Today, stocks can be bought and sold through the internet. There is no need to visit a physical exchange. The fundamentals, however, are the same as decades ago. Companies issue shares to attract investor capital. By purchasing a share, you become a shareholder — i.e., you own a percentage of the corporation.

Stocks are bought by traders and investors. The former capitalize on short-term changes. The latter hold on to their assets much longer — sometimes, for years. What makes trading possible is that share prices rise as corporate performance improves. This means you can buy a stock low and then sell high.

On the other hand, some shares pay a regular dividend. This is a portion of the company’s profits. The more shares you own — the higher the dividends. Therefore, you can enjoy a steady profit if you buy enough stock. However, if the company makes losses, your investment diminishes in value.

2. The Currency Exchange

Over the past decades, Forex has undergone significant changes. In the past, the exchange was open for the chosen few. Today, individuals may trade currencies alongside institutions. Connect to the largest financial market via platforms or apps. To profit from currency rates, you need software, a registered account, and knowledge.

Close to 15 million people take part in online trading, and this figure is only growing. Traders buy and sell currencies based on market dynamics. Different pairs have different volatility. The higher it is — the higher the risk. An important advantage of Forex is that any direction can be profitable. Traders buy instruments when they expect them to gain value, and short-sell if they anticipate a drop.

The first step to access Forex is choosing a brokerage. In South Africa, both local and global companies offer the service. Leading online trading brands serve millions of clients across the world. Their operations are also monitored by credible entities (for instance, CySEC oversees Forextime).

Make sure the provider is officially registered and licensed to do business in the region. Reputable brokerages are reviewed on specialized platforms. Customer feedback is also easy to find.

3. Investing in Commodities

There are two ways to make money on commodities. First, you can buy some physical assets, like gold bullions. Gold is seen as a safe investment. It is less dependent on factors that affect pricing for consumer goods. For instance, in times of economic uncertainty, precious metals offer a safe haven for investors.

Secondly, you may profit from the same resources indirectly. It is not necessary to own gold to capitalize on its rising value. Virtual derivatives known as CFDs allow traders to speculate on prices for the underlying assets. Moreover, these instruments can be bought and sold online using platforms for Forex like MetaTrader 5.

4. Investment Bonds

By buying a bond, you lend money to the entity that issued it (e.g., the government or business). The issuer then pays you interest until the instrument expires. This investment is safer than stocks. At the same time, returns are less impressive.

5. Mutual Funds

When you purchase a single stock, your profit depends on the company which issued it. What every trader should know is that diversification lowers risks. It is recommended you develop a broad portfolio with different assets (e.g., stocks, currencies, derivatives, etc).

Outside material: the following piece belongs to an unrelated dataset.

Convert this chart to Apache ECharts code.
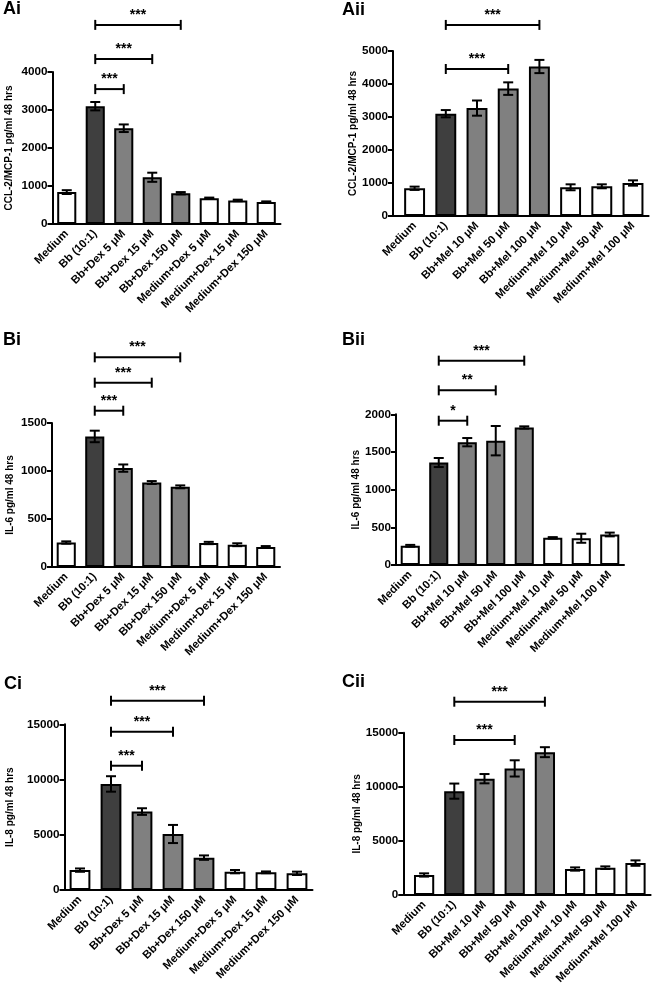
<!DOCTYPE html>
<html><head><meta charset="utf-8">
<script src="https://cdn.jsdelivr.net/npm/echarts@6/dist/echarts.min.js"></script>
<style>html,body{margin:0;padding:0;background:#fff}#c{width:653px;height:992px}</style>
</head><body><div id="c"></div><script>
// ---------- data ----------
const dexCategories = ['Medium','Bb (10:1)','Bb+Dex 5 \u03bcM','Bb+Dex 15 \u03bcM','Bb+Dex 150 \u03bcM','Medium+Dex 5 \u03bcM','Medium+Dex 15 \u03bcM','Medium+Dex 150 \u03bcM'];
const melCategories = ['Medium','Bb (10:1)','Bb+Mel 10 \u03bcM','Bb+Mel 50 \u03bcM','Bb+Mel 100 \u03bcM','Medium+Mel 10 \u03bcM','Medium+Mel 50 \u03bcM','Medium+Mel 100 \u03bcM'];

const aiValues  = [840, 3100, 2520, 1230, 810, 680, 620, 580];
const aiErrors  = [50, 110, 100, 120, 30, 15, 20, 15];
const aiiValues = [840, 3100, 3270, 3860, 4530, 870, 900, 1000];
const aiiErrors = [50, 110, 230, 190, 200, 90, 60, 80];
const biValues  = [255, 1360, 1030, 880, 835, 250, 232, 208];
const biErrors  = [12, 60, 38, 15, 15, 12, 15, 10];
const biiValues = [255, 1360, 1630, 1650, 1825, 360, 355, 405];
const biiErrors = [12, 60, 55, 195, 15, 10, 60, 25];
const ciValues  = [1800, 9600, 7100, 5070, 2930, 1660, 1600, 1510];
const ciErrors  = [150, 700, 300, 820, 200, 150, 80, 150];
const ciiValues = [1850, 9600, 10750, 11700, 13200, 2400, 2525, 2950];
const ciiErrors = [150, 700, 430, 750, 460, 150, 120, 250];

// significance brackets: [from category, to category, level, label]
const aiBrackets  = [[1,2,3550,'***'],[1,3,4340,'***'],[1,4,5240,'***']];
const aiiBrackets = [[1,3,4455,'***'],[1,4,5790,'***']];
const biBrackets  = [[1,2,1628,'***'],[1,3,1920,'***'],[1,4,2184,'***']];
const biiBrackets = [[1,2,1915,'*'],[1,3,2318,'**'],[1,4,2712,'***']];
const ciBrackets  = [[1,2,11250,'***'],[1,3,14330,'***'],[1,4,17140,'***']];
const ciiBrackets = [[1,3,14325,'***'],[1,4,17865,'***']];

const yNames = ['CCL-2/MCP-1 pg/ml 48 hrs','IL-6 pg/ml 48 hrs','IL-8 pg/ml 48 hrs'];
const panelTitles = ['Ai','Aii','Bi','Bii','Ci','Cii'];
const yMax = [4000, 5000, 1500, 2000, 15000, 15000];
const yStep = [1000, 1000, 500, 500, 5000, 5000];

// ---------- layout / style ----------
const FONT = 'Liberation Sans, Arial, Helvetica, sans-serif';
const panels = [
  {title:panelTitles[0], cats:dexCategories, vals:aiValues,  errs:aiErrors,  br:aiBrackets,  name:yNames[0], max:yMax[0], step:yStep[0], left:52.5, top:72,    width:228,   height:152,   off:0,   gap:38, tx:3,   ty:17},
  {title:panelTitles[1], cats:melCategories, vals:aiiValues, errs:aiiErrors, br:aiiBrackets, name:yNames[0], max:yMax[1], step:yStep[1], left:399,  top:51,    width:249.6, height:165,   off:6,   gap:35, tx:342, ty:18},
  {title:panelTitles[2], cats:dexCategories, vals:biValues,  errs:biErrors,  br:biBrackets,  name:yNames[1], max:yMax[2], step:yStep[2], left:52,   top:423,   width:228,   height:144,   off:0,   gap:37, tx:3,   ty:348},
  {title:panelTitles[3], cats:melCategories, vals:biiValues, errs:biiErrors, br:biiBrackets, name:yNames[1], max:yMax[3], step:yStep[3], left:396,  top:414.3, width:228,   height:150.7, off:0,   gap:35, tx:342, ty:348},
  {title:panelTitles[4], cats:dexCategories, vals:ciValues,  errs:ciErrors,  br:ciBrackets,  name:yNames[2], max:yMax[4], step:yStep[4], left:64.5, top:724.3, width:248,   height:165.7, off:0,   gap:49, tx:4,   ty:692},
  {title:panelTitles[5], cats:melCategories, vals:ciiValues, errs:ciiErrors, br:ciiBrackets, name:yNames[2], max:yMax[5], step:yStep[5], left:409,  top:732.7, width:241.6, height:162.3, off:5.7, gap:40, tx:342, ty:690}
];
function barColor(i){ return i === 1 ? '#3f3f3f' : (i >= 2 && i <= 4 ? '#808080' : '#ffffff'); }

const grid = [], xAxis = [], yAxis = [], series = [], graphic = [];
panels.forEach((p, k) => {
  grid.push({left:p.left, top:p.top, width:p.width, height:p.height, containLabel:false, outerBoundsMode:'none'});
  xAxis.push({type:'category', gridIndex:k, data:p.cats, boundaryGap:true,
    axisLine:{lineStyle:{color:'#000', width:2}},
    axisTick:{alignWithLabel:true, length:5, lineStyle:{color:'#000', width:2}},
    axisLabel:{interval:0, rotate:45, margin:8, color:'#000', fontWeight:'bold', fontSize:11.3, fontFamily:FONT},
    splitLine:{show:false}});
  yAxis.push({type:'value', gridIndex:k, min:0, max:p.max, interval:p.step, offset:p.off,
    name:p.name, nameLocation:'middle', nameGap:p.gap,
    nameTextStyle:{color:'#000', fontWeight:'bold', fontSize:10, fontFamily:FONT},
    axisLine:{show:true, lineStyle:{color:'#000', width:2}},
    axisTick:{show:true, length:5, lineStyle:{color:'#000', width:2}},
    axisLabel:{margin:5, color:'#000', fontWeight:'bold', fontSize:11.7, fontFamily:FONT, formatter:function(v){ return String(v); }},
    splitLine:{show:false}});
  series.push({type:'bar', xAxisIndex:k, yAxisIndex:k, barWidth:'67%',
    data:p.vals.map((v,i)=>({value:v, itemStyle:{color:barColor(i), borderColor:'#000', borderWidth:2}})),
    emphasis:{disabled:true}, animation:false, z:2});
  series.push({type:'custom', xAxisIndex:k, yAxisIndex:k, clip:false, animation:false, z:3,
    data:p.vals.map((v,i)=>[i, v, p.errs[i]]), encode:{x:0, y:1},
    renderItem:function(params, api){
      const i = api.value(0), v = api.value(1), e = api.value(2);
      const t = api.coord([i, v + e]), b = api.coord([i, v - e]);
      const hw = 5, st = {stroke:'#000', lineWidth:2};
      return {type:'group', children:[
        {type:'line', shape:{x1:t[0], y1:t[1], x2:b[0], y2:b[1]}, style:st},
        {type:'line', shape:{x1:t[0]-hw, y1:t[1], x2:t[0]+hw, y2:t[1]}, style:st},
        {type:'line', shape:{x1:b[0]-hw, y1:b[1], x2:b[0]+hw, y2:b[1]}, style:st}
      ]};
    }});
  series.push({type:'custom', xAxisIndex:k, yAxisIndex:k, clip:false, animation:false, z:3,
    data:p.br.map(b=>[b[0], b[1], b[2]]), encode:{x:0, y:2},
    renderItem:function(params, api){
      const idx = params.dataIndex;
      const a = api.coord([api.value(0), api.value(2)]), b = api.coord([api.value(1), api.value(2)]);
      const st = {stroke:'#000', lineWidth:2}, ch = 5;
      const children = [
        {type:'line', shape:{x1:a[0], y1:a[1], x2:b[0], y2:b[1]}, style:st},
        {type:'line', shape:{x1:a[0], y1:a[1]-ch, x2:a[0], y2:a[1]+ch}, style:st},
        {type:'line', shape:{x1:b[0], y1:b[1]-ch, x2:b[0], y2:b[1]+ch}, style:st},
        {type:'text', x:(a[0]+b[0])/2, y:a[1]-10, style:{text:p.br[idx][3], align:'center', verticalAlign:'middle', fill:'#000', font:'bold 14px ' + FONT}}
      ];
      if (idx === 0 && p.off > 0) {
        const z = api.coord([0, 0]);
        const cs = params.coordSys;
        children.push({type:'line', shape:{x1:cs.x - p.off, y1:z[1], x2:cs.x, y2:z[1]}, style:st});
      }
      return {type:'group', children:children};
    }});
  graphic.push({type:'text', left:p.tx, top:p.ty - 17, style:{text:p.title, fill:'#000', font:'bold 18px ' + FONT}});
});

const chart = echarts.init(document.getElementById('c'), null, {renderer:'canvas'});
chart.setOption({animation:false, backgroundColor:'#fff', grid, xAxis, yAxis, series, graphic});
</script></body></html>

Alternatively, let a mutual fund do it for you.

Through these schemes, you invest in a basket of stocks. The latter is picked and managed by the mutual fund manager. This person receives a fee which is a share of your investment. It is the biggest drawback, as investors can rarely beat the market.

6. Savings Accounts

This is the safest way to invest money, but also the least profitable. In most cases, returns can hardly cover the inflation rate. Basically, you transfer funds into a savings account and then let the interest accumulate. Still, this instrument is useful for those who need to stockpile a sum for emergencies or further investments.

The Bottom Line

High returns are always accompanied by high risk. The stock market is not for the faint-hearted due to volatility. The most stable instruments, on the other hand, will not allow you to gain much. Saving accounts are the safest, but also the worst in terms of profit. Those who are willing to learn may enter the currency exchange or profit from derivatives. Choose the instruments you understand best.